The abduction that triggered the controversy is one of the most jarring security episodes to hit Nigeria’s South-West in recent years. On Friday, May 15, 2026, heavily armed men riding motorcycles carried out a coordinated dawn raid on three schools in the Yawota and Ahoro-Esinele communities of Oriire Local Government Area. The affected institutions were Baptist Nursery and Primary School, Yawota; Community High School, Ahoro-Esinele; and L.A. Primary School. According to figures widely cited by security agencies and the police, 39 pupils and seven teachers were marched into the surrounding forest. Some tallies placed the number of victims higher, with the Christian Association of Nigeria’s Oyo chapter putting it at 46, and separate accounts including a toddler among those taken.
The violence did not end with the abduction. A teacher, Joel Adesiyan, was killed while trying to flee, and a motorcycle rider was also cut down during the raid. Two days later, on May 17, the attackers released a video showing the beheading of another teacher, Michael Oyedokun, a mathematics teacher at Community High School, Ahoro-Esinele. Governor Makinde confirmed the killing in a statement on May 18, describing it as deeply painful. President Bola Tinubu condemned the attack as “barbaric” and pledged that the Federal Government was working with the state to rescue the victims.
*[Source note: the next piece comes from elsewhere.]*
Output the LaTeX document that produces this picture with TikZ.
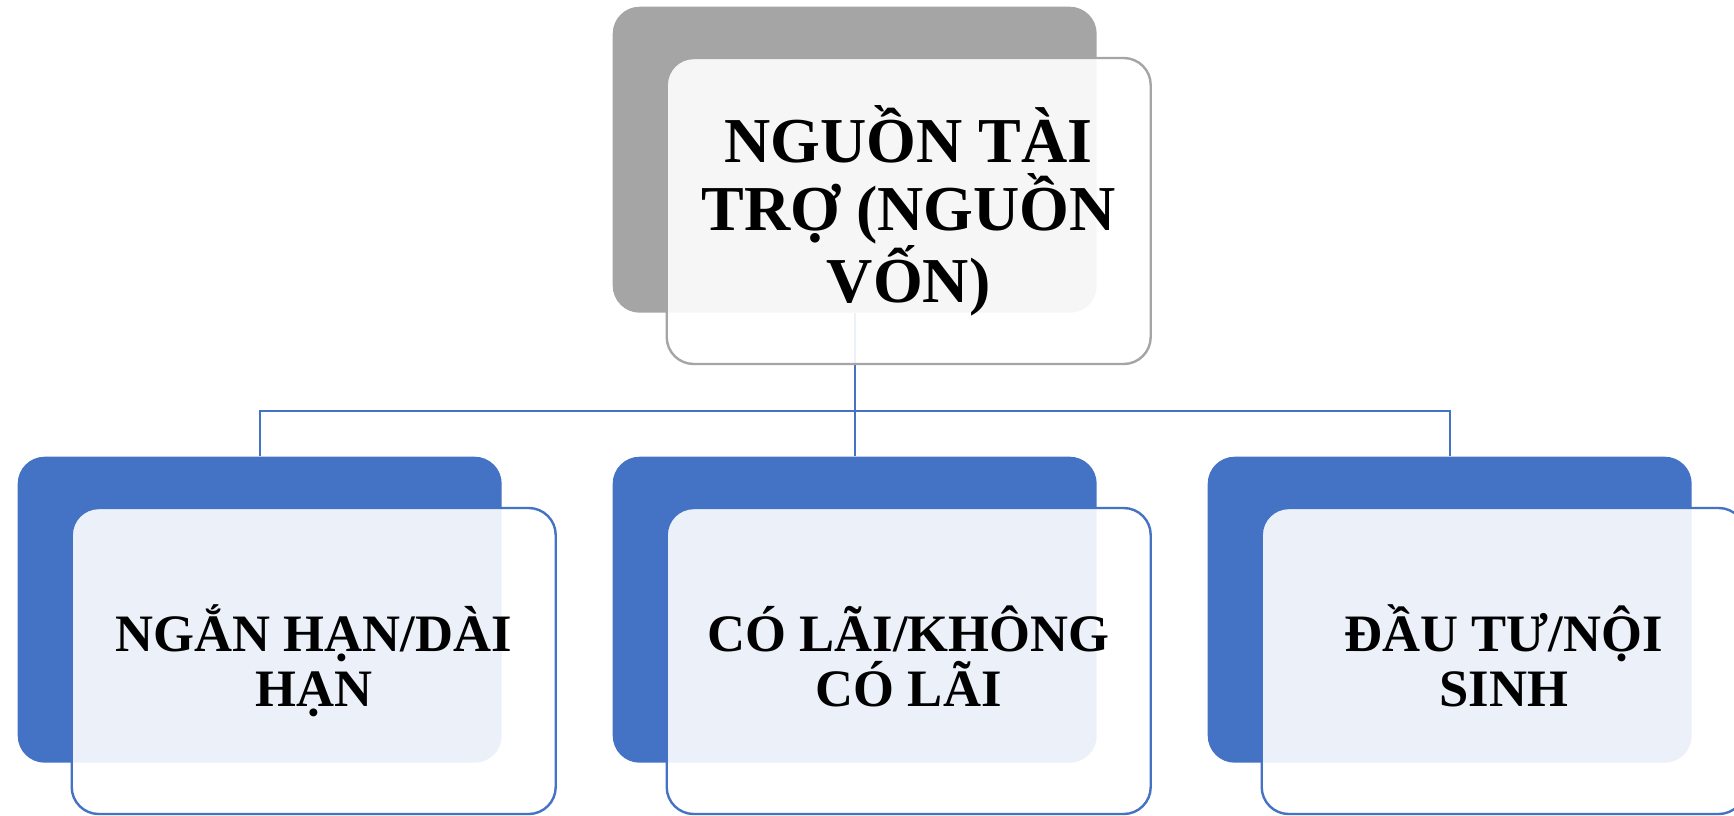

Security sources have linked the abductors to Jama’atu Ansarul Muslimeena Fii Bilaadis Sudan, known as Ansaru, a breakaway faction of Boko Haram. The group reportedly issued a four-point demand: the release of detained commanders, a ransom, two Hilux vehicles, and the implementation of Sharia-related law. Reports put the ransom figure at N1bn, said to be payable into an account in the Republic of Benin, though the figure has not been independently verified. In more recent weeks, sources indicated that the captors had dropped the demand for their commanders’ release and narrowed their focus to money, even as troops and other operatives tightened a cordon around a hideout believed to be within the Old Oyo National Park forest corridor, difficult terrain close to the border route towards Niger Republic and the Kainji axis.
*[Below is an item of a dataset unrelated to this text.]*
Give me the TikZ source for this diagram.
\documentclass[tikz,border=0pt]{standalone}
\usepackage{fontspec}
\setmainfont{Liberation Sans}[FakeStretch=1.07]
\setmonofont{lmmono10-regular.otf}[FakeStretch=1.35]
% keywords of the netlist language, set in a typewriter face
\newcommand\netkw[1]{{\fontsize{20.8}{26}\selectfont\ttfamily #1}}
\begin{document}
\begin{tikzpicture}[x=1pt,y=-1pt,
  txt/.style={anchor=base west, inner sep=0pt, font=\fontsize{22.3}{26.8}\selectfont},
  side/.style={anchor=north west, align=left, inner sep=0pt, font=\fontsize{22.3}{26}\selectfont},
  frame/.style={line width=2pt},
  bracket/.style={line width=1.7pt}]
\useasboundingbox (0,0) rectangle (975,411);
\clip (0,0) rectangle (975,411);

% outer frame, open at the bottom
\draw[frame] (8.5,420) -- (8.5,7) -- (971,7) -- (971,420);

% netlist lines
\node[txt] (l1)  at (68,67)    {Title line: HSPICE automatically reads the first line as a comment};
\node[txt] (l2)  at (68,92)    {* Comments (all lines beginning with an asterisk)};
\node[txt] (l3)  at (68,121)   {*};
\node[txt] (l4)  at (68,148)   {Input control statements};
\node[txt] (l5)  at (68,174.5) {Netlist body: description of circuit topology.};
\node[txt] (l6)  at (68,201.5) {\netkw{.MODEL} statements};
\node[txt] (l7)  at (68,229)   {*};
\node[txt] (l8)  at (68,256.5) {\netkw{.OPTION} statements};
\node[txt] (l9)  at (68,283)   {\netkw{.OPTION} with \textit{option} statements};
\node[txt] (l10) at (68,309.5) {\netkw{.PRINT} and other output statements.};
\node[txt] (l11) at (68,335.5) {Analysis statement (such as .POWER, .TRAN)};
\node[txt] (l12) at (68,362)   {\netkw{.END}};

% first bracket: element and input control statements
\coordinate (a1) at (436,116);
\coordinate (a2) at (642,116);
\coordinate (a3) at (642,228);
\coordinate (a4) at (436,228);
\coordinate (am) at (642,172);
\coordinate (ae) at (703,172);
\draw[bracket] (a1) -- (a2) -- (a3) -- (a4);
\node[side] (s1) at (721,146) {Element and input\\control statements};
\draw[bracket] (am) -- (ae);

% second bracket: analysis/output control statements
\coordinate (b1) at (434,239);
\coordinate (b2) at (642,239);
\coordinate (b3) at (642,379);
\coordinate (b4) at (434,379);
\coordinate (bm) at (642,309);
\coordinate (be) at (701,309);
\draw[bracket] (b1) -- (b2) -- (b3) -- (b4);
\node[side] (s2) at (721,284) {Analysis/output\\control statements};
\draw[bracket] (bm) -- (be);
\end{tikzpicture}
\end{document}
The prolonged captivity has drawn sustained national attention. The Nigeria Union of Teachers declared an indefinite strike from June 1, shutting public schools across the state before suspending the action, with teachers directed to resume duties on July 2. During a federal delegation’s visit to the affected communities on May 31, led by the Chief of Staff to the President, Femi Gbajabiamila, alongside the National Security Adviser, Nuhu Ribadu, and other top security chiefs, grieving women of Yawota rejected donations of rice and cash, reportedly insisting, “We don’t want money. It is our children we want.” The Oyo State House of Assembly, through its Speaker, Adebo Ogundoyin, publicly rejected any negotiation with the attackers, arguing that concessions would only embolden them.
The Oriire attack has resonated far beyond the state because it marked a rare expansion of large-scale school raids into the South-West, a region long considered relatively secure. Mass school abductions have haunted Nigeria since the 2014 Chibok kidnapping, in which Boko Haram seized 276 schoolgirls in Borno State, and the pattern persisted with the abduction of about 100 children from a Catholic school in Niger State in late 2025. The renewed anxiety has prompted advocacy groups such as the Socio-Economic Rights and Accountability Project and United Nations officials to demand stronger protection for schools and the safe return of every victim.
For now, the government insists its strategy remains discreet and its efforts unbroken, even as families in Oriire wait, seven weeks on, for the children and teachers who have not come home.